> Provided material
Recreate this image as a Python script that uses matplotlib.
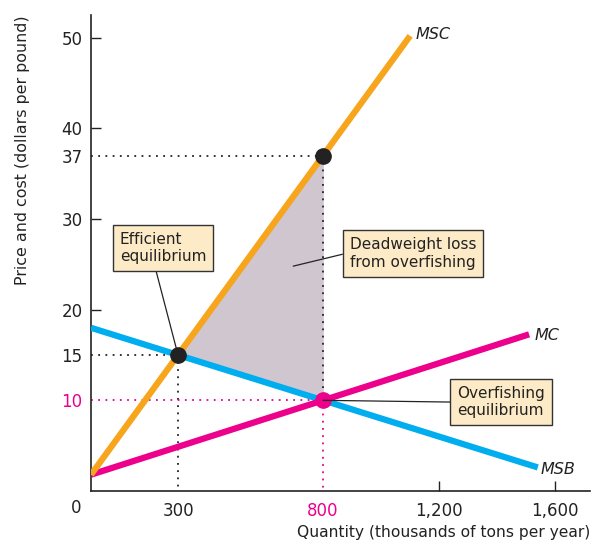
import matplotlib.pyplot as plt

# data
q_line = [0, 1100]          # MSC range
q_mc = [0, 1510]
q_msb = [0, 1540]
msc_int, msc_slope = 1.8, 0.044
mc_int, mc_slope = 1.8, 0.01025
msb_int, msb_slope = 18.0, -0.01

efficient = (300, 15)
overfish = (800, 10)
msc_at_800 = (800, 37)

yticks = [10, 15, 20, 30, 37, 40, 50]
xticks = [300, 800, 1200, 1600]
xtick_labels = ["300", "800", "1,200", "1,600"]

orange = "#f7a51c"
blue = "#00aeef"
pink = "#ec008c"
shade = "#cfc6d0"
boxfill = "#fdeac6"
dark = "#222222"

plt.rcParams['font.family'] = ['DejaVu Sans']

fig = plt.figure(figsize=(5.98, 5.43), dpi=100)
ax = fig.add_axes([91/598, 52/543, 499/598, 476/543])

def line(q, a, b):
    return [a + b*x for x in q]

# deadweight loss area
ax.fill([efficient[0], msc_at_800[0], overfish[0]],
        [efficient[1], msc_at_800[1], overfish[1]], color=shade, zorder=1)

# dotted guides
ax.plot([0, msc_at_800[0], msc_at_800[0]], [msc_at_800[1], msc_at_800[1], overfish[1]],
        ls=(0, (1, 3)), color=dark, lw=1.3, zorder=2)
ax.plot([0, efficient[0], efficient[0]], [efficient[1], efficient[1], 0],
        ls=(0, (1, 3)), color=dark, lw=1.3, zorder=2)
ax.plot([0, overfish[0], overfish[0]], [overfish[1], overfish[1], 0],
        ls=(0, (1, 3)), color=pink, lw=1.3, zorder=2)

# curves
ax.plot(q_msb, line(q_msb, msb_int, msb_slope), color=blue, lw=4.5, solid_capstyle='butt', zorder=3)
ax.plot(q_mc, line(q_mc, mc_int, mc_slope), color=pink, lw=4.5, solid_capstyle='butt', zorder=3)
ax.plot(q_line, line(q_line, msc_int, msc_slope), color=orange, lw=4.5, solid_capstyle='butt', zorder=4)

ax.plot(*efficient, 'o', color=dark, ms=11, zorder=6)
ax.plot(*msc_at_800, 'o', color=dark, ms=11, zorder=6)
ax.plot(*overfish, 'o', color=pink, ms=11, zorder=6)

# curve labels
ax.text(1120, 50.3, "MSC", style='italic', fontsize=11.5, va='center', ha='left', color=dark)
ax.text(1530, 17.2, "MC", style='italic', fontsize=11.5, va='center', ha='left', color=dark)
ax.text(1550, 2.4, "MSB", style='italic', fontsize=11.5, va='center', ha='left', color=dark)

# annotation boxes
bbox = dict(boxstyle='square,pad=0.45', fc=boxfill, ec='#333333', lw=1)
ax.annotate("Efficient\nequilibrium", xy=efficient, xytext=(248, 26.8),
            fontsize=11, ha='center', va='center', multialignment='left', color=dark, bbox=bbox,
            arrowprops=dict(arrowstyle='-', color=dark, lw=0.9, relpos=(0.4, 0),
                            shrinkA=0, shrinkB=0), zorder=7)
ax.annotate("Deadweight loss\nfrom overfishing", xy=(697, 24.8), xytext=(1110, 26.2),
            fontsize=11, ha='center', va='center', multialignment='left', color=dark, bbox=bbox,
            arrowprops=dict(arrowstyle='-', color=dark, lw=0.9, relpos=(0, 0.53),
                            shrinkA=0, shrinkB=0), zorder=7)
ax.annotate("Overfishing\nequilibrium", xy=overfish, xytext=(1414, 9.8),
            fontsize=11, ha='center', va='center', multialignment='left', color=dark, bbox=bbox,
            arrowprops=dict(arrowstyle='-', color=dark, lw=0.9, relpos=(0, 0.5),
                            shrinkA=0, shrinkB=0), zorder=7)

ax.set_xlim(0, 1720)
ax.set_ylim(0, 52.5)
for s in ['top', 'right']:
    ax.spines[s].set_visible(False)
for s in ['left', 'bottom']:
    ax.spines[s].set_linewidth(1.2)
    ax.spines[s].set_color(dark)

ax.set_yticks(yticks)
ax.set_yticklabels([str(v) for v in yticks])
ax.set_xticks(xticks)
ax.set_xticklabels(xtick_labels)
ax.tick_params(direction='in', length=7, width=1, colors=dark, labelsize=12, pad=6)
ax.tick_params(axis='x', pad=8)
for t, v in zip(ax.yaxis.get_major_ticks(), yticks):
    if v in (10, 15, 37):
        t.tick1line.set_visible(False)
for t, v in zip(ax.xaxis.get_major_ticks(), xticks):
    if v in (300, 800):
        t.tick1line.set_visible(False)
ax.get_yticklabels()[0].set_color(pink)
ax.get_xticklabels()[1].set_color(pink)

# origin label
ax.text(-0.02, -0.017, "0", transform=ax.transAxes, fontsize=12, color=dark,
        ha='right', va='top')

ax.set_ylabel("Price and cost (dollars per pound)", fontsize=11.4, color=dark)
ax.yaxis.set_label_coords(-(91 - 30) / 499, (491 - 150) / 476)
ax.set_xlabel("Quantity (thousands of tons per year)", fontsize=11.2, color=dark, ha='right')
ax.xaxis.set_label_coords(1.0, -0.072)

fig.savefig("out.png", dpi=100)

> Direction
Please quote the lines of the material, beginning with the first and ending with the one that contains "overfish[1]], color=shade, zorder=1)", exactly as written and without any pictures.

> Solution to the problem
Recreate this image as a Python script that uses matplotlib.
import matplotlib.pyplot as plt

# data
q_line = [0, 1100]          # MSC range
q_mc = [0, 1510]
q_msb = [0, 1540]
msc_int, msc_slope = 1.8, 0.044
mc_int, mc_slope = 1.8, 0.01025
msb_int, msb_slope = 18.0, -0.01

efficient = (300, 15)
overfish = (800, 10)
msc_at_800 = (800, 37)

yticks = [10, 15, 20, 30, 37, 40, 50]
xticks = [300, 800, 1200, 1600]
xtick_labels = ["300", "800", "1,200", "1,600"]

orange = "#f7a51c"
blue = "#00aeef"
pink = "#ec008c"
shade = "#cfc6d0"
boxfill = "#fdeac6"
dark = "#222222"

plt.rcParams['font.family'] = ['DejaVu Sans']

fig = plt.figure(figsize=(5.98, 5.43), dpi=100)
ax = fig.add_axes([91/598, 52/543, 499/598, 476/543])

def line(q, a, b):
    return [a + b*x for x in q]

# deadweight loss area
ax.fill([efficient[0], msc_at_800[0], overfish[0]],
        [efficient[1], msc_at_800[1], overfish[1]], color=shade, zorder=1)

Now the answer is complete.